If you remember fondly the episodes of I Love Lucy about the chocolate factory or the wine vat or the health potion Vitameatavegamin, then Suzanne LaRusch's one-woman show is right down your alley. But An Evening with Lucille Ball: Thank You for Asking is only fitfully interesting to anyone who would be quite happy never to see another rerun of the hallowed sitcom.
A big part of the problem is LaRusch's script, co-written with Lucie Arnaz, the great comedian's daughter who also directed. It's 1974, and Ball is doing a Q&A session at a theater, not exactly a pivotal moment in her life. The solo shows that work — say, the late Spalding Gray's monologues — tend to be grounded in meaningful or telling events. Here, Lucy's little existential crisis in her dressing room about whether the audience loves her for herself or just her screen character is hard to care about.
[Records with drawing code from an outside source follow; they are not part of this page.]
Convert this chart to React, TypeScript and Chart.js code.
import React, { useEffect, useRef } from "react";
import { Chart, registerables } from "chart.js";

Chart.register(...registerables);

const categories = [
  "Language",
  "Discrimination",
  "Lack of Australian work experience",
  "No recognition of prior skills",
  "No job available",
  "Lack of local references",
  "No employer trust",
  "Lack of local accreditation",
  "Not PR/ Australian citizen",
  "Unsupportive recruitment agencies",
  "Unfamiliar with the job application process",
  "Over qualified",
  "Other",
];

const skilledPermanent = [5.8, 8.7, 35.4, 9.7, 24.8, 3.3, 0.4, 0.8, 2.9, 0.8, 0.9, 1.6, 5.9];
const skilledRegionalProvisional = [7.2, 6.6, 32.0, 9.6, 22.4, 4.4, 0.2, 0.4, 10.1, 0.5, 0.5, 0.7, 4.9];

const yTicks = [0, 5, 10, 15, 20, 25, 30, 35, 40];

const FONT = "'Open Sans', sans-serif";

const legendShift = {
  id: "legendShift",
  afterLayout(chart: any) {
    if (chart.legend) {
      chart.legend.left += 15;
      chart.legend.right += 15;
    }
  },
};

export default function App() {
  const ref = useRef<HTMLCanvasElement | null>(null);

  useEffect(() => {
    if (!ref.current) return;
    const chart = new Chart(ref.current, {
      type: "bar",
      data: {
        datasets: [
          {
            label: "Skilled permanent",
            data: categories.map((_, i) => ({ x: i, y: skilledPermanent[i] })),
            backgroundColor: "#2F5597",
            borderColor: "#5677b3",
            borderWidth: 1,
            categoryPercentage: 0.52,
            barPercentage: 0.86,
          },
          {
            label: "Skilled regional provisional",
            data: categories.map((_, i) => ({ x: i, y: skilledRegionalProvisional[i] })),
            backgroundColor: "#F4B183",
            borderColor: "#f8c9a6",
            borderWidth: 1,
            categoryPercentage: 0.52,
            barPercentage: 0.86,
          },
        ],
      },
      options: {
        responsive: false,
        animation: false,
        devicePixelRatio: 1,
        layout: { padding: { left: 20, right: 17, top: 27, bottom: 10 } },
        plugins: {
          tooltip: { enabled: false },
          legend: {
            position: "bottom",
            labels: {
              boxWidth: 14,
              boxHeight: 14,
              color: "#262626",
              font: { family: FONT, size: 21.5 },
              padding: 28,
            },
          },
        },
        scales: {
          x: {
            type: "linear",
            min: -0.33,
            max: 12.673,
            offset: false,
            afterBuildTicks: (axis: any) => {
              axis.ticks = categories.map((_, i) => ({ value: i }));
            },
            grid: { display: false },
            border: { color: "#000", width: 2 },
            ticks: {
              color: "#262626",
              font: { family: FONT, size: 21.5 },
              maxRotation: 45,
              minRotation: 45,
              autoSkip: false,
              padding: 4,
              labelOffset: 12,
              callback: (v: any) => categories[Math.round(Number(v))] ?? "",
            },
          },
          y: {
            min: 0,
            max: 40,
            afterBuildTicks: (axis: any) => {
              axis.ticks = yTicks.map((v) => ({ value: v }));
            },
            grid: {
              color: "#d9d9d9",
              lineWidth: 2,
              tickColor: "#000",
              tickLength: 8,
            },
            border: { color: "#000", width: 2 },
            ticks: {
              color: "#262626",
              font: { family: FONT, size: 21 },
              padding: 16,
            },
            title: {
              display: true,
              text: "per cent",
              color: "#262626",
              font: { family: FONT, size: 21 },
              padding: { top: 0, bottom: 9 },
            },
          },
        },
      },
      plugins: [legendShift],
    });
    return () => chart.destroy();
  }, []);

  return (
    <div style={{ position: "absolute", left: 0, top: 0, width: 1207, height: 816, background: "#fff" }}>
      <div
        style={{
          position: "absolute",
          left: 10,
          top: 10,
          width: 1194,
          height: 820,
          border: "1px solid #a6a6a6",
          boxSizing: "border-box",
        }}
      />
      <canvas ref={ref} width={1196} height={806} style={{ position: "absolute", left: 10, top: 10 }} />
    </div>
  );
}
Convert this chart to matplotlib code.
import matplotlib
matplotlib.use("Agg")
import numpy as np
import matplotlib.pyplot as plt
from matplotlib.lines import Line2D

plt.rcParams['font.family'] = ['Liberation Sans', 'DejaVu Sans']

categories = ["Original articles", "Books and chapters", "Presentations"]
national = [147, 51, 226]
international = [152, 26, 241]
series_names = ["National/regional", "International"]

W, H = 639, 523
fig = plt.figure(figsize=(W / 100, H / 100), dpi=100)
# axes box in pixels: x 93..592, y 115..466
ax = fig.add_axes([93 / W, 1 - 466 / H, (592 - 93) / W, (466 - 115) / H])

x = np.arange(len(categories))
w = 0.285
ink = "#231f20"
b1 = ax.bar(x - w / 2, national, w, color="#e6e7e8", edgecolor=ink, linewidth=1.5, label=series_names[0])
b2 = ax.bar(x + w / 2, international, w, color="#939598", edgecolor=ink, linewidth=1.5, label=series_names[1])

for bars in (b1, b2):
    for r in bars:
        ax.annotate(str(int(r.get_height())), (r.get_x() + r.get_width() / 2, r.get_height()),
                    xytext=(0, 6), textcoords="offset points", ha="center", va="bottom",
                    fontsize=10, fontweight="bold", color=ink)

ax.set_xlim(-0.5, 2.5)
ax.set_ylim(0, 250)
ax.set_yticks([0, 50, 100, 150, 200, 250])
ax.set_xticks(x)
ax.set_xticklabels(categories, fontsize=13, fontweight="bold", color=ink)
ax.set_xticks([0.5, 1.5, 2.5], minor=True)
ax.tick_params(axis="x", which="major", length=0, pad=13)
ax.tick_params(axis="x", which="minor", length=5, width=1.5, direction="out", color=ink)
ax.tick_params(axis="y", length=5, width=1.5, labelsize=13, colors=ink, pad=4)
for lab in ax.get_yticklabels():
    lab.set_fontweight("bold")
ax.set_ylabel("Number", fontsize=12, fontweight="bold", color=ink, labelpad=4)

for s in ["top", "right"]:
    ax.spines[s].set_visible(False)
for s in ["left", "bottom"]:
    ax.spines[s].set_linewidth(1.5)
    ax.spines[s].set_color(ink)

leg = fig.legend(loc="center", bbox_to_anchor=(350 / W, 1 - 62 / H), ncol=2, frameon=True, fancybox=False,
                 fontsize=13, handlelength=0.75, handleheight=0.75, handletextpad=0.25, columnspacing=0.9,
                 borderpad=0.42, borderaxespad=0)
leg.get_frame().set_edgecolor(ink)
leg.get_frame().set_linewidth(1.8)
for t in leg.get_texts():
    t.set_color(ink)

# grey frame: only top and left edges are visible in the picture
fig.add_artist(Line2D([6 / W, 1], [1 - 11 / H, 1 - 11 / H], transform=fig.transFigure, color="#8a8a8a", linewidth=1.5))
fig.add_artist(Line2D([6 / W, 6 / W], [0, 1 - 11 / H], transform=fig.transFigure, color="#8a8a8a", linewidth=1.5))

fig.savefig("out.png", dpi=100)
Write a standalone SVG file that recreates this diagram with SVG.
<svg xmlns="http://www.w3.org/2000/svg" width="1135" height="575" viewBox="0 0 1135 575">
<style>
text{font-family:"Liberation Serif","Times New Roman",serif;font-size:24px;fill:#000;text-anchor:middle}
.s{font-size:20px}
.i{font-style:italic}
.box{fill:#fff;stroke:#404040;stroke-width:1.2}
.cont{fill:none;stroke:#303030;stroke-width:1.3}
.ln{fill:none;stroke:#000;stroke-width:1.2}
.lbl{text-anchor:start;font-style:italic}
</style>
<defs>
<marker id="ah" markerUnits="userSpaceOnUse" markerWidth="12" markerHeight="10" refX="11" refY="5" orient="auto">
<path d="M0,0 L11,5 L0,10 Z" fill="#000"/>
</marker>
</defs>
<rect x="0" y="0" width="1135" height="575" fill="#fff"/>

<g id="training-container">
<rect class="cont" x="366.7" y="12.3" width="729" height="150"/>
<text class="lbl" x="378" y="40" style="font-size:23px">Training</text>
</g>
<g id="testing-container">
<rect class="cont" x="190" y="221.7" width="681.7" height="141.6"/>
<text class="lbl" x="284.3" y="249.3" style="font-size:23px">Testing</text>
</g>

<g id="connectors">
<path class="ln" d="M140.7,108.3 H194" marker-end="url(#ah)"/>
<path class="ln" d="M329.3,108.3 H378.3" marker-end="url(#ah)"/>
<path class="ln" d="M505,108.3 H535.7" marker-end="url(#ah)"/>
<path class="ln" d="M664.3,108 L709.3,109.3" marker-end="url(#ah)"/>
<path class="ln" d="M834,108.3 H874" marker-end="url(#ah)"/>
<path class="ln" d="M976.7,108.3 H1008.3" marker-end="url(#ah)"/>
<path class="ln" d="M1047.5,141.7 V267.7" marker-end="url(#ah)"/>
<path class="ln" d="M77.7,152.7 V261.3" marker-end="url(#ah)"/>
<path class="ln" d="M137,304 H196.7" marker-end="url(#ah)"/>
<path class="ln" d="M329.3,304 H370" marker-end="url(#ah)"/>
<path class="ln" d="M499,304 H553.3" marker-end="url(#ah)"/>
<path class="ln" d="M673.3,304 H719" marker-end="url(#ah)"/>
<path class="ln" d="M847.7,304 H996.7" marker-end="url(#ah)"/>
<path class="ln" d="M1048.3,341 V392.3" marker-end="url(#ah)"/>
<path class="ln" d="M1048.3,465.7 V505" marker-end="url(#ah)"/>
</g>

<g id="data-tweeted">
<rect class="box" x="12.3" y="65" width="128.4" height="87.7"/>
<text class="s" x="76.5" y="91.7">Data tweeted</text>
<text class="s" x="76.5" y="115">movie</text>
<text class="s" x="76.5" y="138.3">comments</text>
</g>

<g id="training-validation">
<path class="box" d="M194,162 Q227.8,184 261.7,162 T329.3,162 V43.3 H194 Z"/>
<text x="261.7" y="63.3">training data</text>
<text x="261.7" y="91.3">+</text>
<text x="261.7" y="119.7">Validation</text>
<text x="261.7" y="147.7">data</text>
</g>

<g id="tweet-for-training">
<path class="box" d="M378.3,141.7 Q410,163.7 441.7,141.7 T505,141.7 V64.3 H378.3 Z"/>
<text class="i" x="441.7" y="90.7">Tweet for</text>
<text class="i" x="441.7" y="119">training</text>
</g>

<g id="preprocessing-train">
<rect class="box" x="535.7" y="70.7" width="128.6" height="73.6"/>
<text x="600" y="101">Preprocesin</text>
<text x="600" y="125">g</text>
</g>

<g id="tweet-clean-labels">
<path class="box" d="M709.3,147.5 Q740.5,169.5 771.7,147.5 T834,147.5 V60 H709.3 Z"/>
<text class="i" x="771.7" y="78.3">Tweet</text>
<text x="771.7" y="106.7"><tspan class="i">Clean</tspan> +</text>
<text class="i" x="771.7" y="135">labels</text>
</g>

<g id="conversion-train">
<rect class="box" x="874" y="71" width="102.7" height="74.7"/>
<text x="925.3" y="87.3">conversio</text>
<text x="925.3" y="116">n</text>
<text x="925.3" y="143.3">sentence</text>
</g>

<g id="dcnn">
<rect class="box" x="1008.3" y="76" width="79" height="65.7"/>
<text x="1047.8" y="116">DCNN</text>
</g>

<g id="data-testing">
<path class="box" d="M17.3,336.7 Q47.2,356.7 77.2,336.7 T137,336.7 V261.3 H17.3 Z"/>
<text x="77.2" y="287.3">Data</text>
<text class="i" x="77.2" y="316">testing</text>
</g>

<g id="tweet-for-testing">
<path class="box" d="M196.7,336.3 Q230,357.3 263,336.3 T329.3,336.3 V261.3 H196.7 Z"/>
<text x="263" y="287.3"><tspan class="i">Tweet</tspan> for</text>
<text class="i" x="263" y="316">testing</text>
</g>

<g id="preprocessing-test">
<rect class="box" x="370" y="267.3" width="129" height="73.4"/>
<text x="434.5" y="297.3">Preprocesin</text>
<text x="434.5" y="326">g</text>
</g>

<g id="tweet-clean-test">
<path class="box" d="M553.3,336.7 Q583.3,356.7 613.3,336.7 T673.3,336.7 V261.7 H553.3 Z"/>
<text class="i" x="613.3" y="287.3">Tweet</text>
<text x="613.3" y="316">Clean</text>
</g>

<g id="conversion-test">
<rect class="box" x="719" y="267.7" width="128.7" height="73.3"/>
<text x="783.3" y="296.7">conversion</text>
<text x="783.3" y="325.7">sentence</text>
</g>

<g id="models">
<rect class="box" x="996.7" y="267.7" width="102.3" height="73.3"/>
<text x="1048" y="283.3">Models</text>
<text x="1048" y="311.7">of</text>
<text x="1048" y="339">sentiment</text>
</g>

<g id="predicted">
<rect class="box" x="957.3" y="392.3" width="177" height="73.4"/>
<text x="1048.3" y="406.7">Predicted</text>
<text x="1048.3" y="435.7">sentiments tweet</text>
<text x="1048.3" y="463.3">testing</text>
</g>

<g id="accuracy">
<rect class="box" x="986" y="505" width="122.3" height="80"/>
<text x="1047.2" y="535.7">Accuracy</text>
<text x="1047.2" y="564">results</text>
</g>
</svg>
LaRusch interacts with taped voices of fans and employees of the theater (among the voices are those of Lucie and Desi Arnaz Jr.), and it quickly becomes tiresome to have so much of the exposition of the play recited by these unseen, insignificant characters. Especially annoying is the voice over an intercom of a clueless young woman who can't comprehend that Lucy isn't going to be doing her TV show onstage that night.
The lameness of the premise is too bad, because LaRusch is a skilled impersonator of Lucy, especially of her screwball facial expressions and incomparable slapstick. Her pantomime of pulling on a pair of tights is priceless, and she stuffs an impressive amount of chocolate into her mouth. She also has the mannerisms of Ball the hard-driving but vulnerable show business executive down pat, constantly fiddling with her jewelry, tugging at the cuffs of her blouse.
The Q&A covers the high points of Lucy's career, aided by some vintage video projected on a screen above the stage of the Jaeb Theater, which is set up in cabaret-style seating. LaRusch answers questions about how I Love Lucy started in 1951 as an offshoot of Ball's radio show My Favorite Husband, what really happened in that wine vat ("It was like stepping into a vat of slimy eyeballs") and how she did her trademark crying shtick. The show ends with a sentimental tribute to Desi Arnaz, "the most exciting, handsome, frustrating man" in Lucy's life, only suggesting his boozing and womanizing.
In a way, An Evening with Lucille Ball is a missed opportunity. Ball was probably more familiar than any other actor to American audiences for decades, from her days as an ingenue in movies like Du Barry Was a Lady and The Fuller Brush Girl to the Lucy shows on TV to her star turn on Broadway in Wildcat. But LaRusch only scratches the surface of her epic life story.